What about rookie quarterback Joe Flacco? Well, what about him?

The first-round pick out of Delaware isn't ready. He's big, mobile, bright and seems to have a passion for the game. He can make every throw, but can he do it quickly?

The key for the Ravens is getting Flacco caught up to the speed of the NFL. In two preseason games, he has held the ball because he can't process the game fast enough.

There's the speed of the game on the Delaware level and the speed of the game at Michigan or Alabama. It gets turned up a notch in the NFL preseason and then hits another level during the regular season.

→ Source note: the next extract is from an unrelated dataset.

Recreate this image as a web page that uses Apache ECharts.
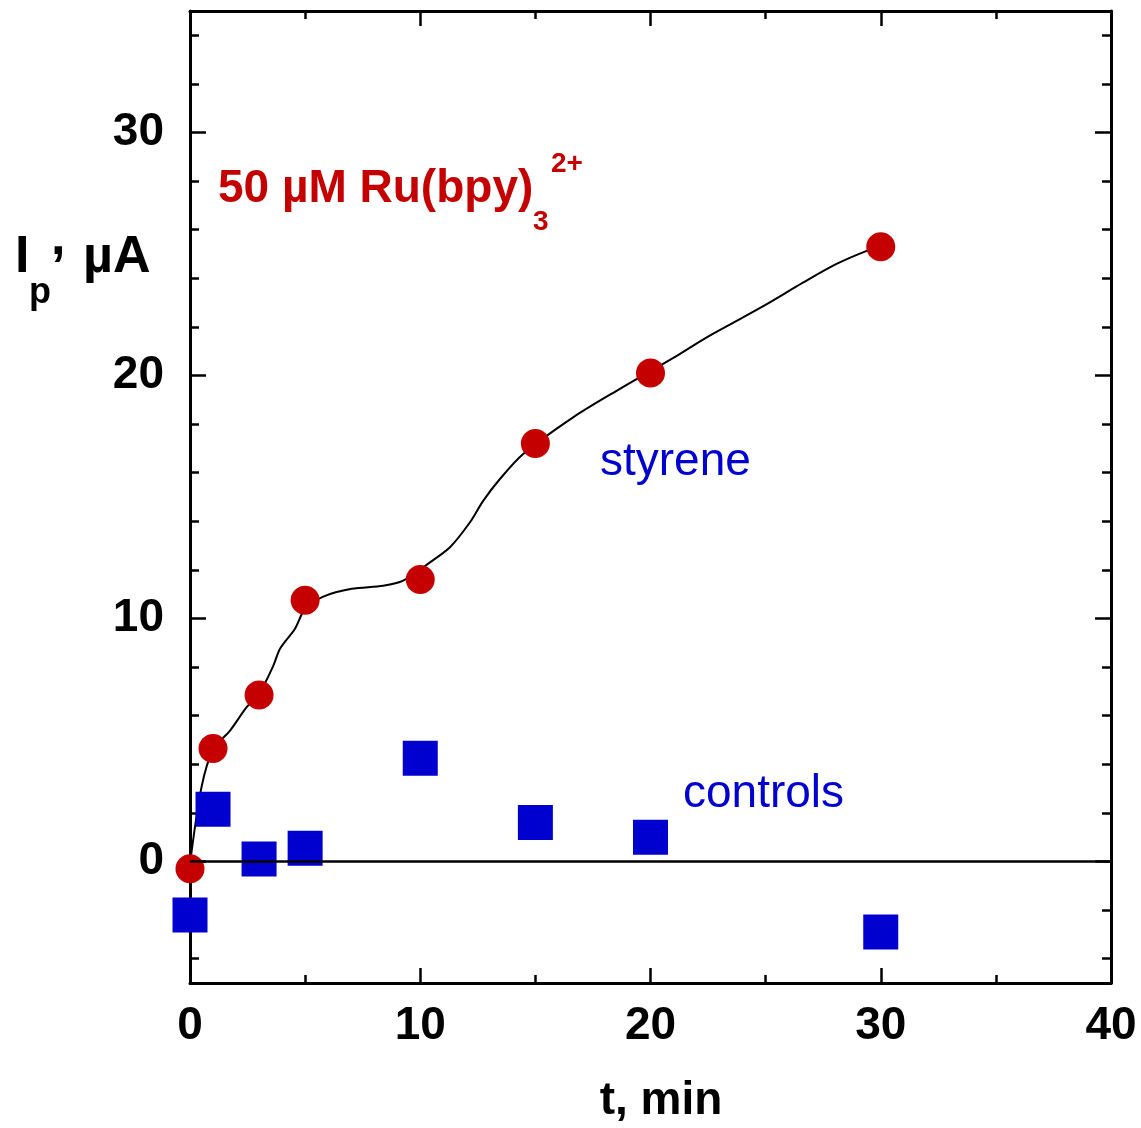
<!DOCTYPE html>
<html>
<head>
<meta charset="utf-8">
<script src="https://cdn.jsdelivr.net/npm/echarts@6/dist/echarts.min.js"></script>
<style>
  html, body { margin: 0; padding: 0; background: #fff; }
  #chart { width: 1141px; height: 1128px; }
</style>
</head>
<body>
<div id="chart"></div>
<script>
// Sampling times (min)
const timeMin = [0, 1, 3, 5, 10, 15, 20, 30];
// Peak current with styrene (µA)
const styreneIp = [-0.3, 4.65, 6.85, 10.75, 11.6, 17.2, 20.1, 25.3];
// Peak current for the controls (µA)
const controlsIp = [-2.2, 2.15, 0.1, 0.55, 4.25, 1.6, 1.0, -2.9];

// Trend curve through the styrene points
const trendT = [0, 0.5, 1.0, 1.74, 2.46, 3.0, 3.62, 3.91, 4.56, 5.0, 5.79, 7.02, 8.39, 9.26,
                10.42, 11.29, 12.16, 12.74, 13.46, 14.47, 16.64, 18.67, 21.14, 22.44, 23.74,
                25.05, 26.64, 28.08, 29.39, 30.0];
const trendIp = [-0.1, 3.06, 4.6, 5.39, 6.35, 6.9, 8.06, 8.76, 9.58, 10.4, 10.9, 11.22, 11.35, 11.56,
                 12.31, 12.93, 13.96, 14.85, 15.74, 16.77, 18.28, 19.45, 20.81, 21.57, 22.25,
                 22.94, 23.83, 24.59, 25.13, 25.3];

// Axis ticks and labels
const xLabels = [0, 10, 20, 30, 40];
const xMajorTicks = [10, 20, 30];
const xMinorTicks = [5, 15, 25, 35];
const yLabels = [0, 10, 20, 30];
const yMajorTicks = [0, 10, 20, 30];
const yMinorTicks = [-4, -2, 2, 4, 6, 8, 12, 14, 16, 18, 22, 24, 26, 28, 32, 34];

const FAMILY = '"Liberation Sans", Arial, Helvetica, sans-serif';
const RED = '#c40000';
const BLUE = '#0000cf';

const chart = echarts.init(document.getElementById('chart'), null, { renderer: 'canvas' });

function makeAxis(dim, position, ticks, tickLen, withLine, labels) {
  const range = dim === 'x' ? { min: 0, max: 40 } : { min: -5, max: 35 };
  return {
    type: 'value',
    gridIndex: 0,
    position: position,
    min: range.min,
    max: range.max,
    splitLine: { show: false },
    axisLine: { show: withLine, onZero: false, lineStyle: { color: '#000', width: 3 } },
    axisTick: {
      show: true, inside: true, length: tickLen, customValues: ticks,
      lineStyle: { color: '#000', width: 2.5 }
    },
    axisLabel: labels ? {
      show: true, customValues: labels,
      margin: dim === 'x' ? 20 : 26,
      fontFamily: FAMILY, fontWeight: 'bold', fontSize: 46, color: '#000'
    } : { show: false },
    axisPointer: { show: false }
  };
}

function label(text, x, y, size, color, weight, align) {
  return {
    type: 'text',
    x: x, y: y,
    z: 100,
    style: {
      text: text,
      font: (weight || 'normal') + ' ' + size + 'px ' + FAMILY,
      fill: color,
      align: align || 'left', textAlign: align || 'left',
      verticalAlign: 'middle', textVerticalAlign: 'middle'
    }
  };
}

const option = {
  animation: false,
  backgroundColor: '#fff',
  grid: { left: 190, right: 30, top: 11, bottom: 145, containLabel: false },
  xAxis: [
    makeAxis('x', 'bottom', xMajorTicks, 15, true, xLabels),
    makeAxis('x', 'bottom', xMinorTicks, 8, false, null),
    makeAxis('x', 'top', xMajorTicks, 15, true, null),
    makeAxis('x', 'top', xMinorTicks, 8, false, null)
  ],
  yAxis: [
    makeAxis('y', 'left', yMajorTicks, 16, true, yLabels),
    makeAxis('y', 'left', yMinorTicks, 9, false, null),
    makeAxis('y', 'right', yMajorTicks, 16, true, null),
    makeAxis('y', 'right', yMinorTicks, 9, false, null)
  ],
  series: [
    {
      name: 'trend',
      type: 'line',
      data: trendT.map((t, i) => [t, trendIp[i]]),
      symbol: 'none',
      smooth: 0.3,
      lineStyle: { color: '#000', width: 2 },
      z: 2,
      silent: true
    },
    {
      name: 'styrene',
      type: 'scatter',
      data: timeMin.map((t, i) => [t, styreneIp[i]]),
      symbol: 'circle',
      symbolSize: 29,
      itemStyle: { color: RED, opacity: 1 },
      clip: false,
      z: 3
    },
    {
      name: 'controls',
      type: 'scatter',
      data: timeMin.map((t, i) => [t, controlsIp[i]]),
      symbol: 'rect',
      symbolSize: 35,
      itemStyle: { color: BLUE, opacity: 1 },
      clip: false,
      z: 4
    },
    {
      name: 'zero',
      type: 'line',
      data: [],
      z: 6,
      markLine: {
        silent: true,
        symbol: ['none', 'none'],
        label: { show: false },
        lineStyle: { color: '#000', width: 2.5, type: 'solid' },
        data: [{ yAxis: 0 }]
      }
    }
  ],
  graphic: [
    label('50 \u00b5M Ru(bpy)', 218, 189, 46, RED, 'bold'),
    label('3', 533, 222, 28, RED, 'bold'),
    label('2+', 551, 164, 28, RED, 'bold'),
    label('I', 15, 258, 52, '#000', 'bold'),
    label('p', 29, 293, 36, '#000', 'bold'),
    label(',', 51, 240, 52, '#000', 'bold'),
    label('\u00b5A', 83, 258, 52, '#000', 'bold'),
    label('styrene', 600, 462, 46, BLUE, 'normal'),
    label('controls', 683, 794, 46, BLUE, 'normal'),
    label('t, min', 661, 1101, 46, '#000', 'bold', 'center')
  ]
};

chart.setOption(option);
</script>
</body>
</html>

Flacco is just starting to get a clue. He'll get better as the season goes on, and he'll eventually do well with the Ravens. But right now, he isn't, and shouldn't be, in consideration for the starting job.

It's a two-man show. It's Boller vs. Smith. Or is it Smith vs. Boller? There is no definite answer yet because Harbaugh is keeping it a secret. He wants to keep the Rams in suspense. He wants them to have to game plan for both quarterbacks.


Meanwhile, the entire city waits. Fans are buzzing. You've got a former first-round pick against a Heisman Trophy winner. Please, someone open the envelope. We want to see the winner of a competition that nobody really won, but somebody had to lose.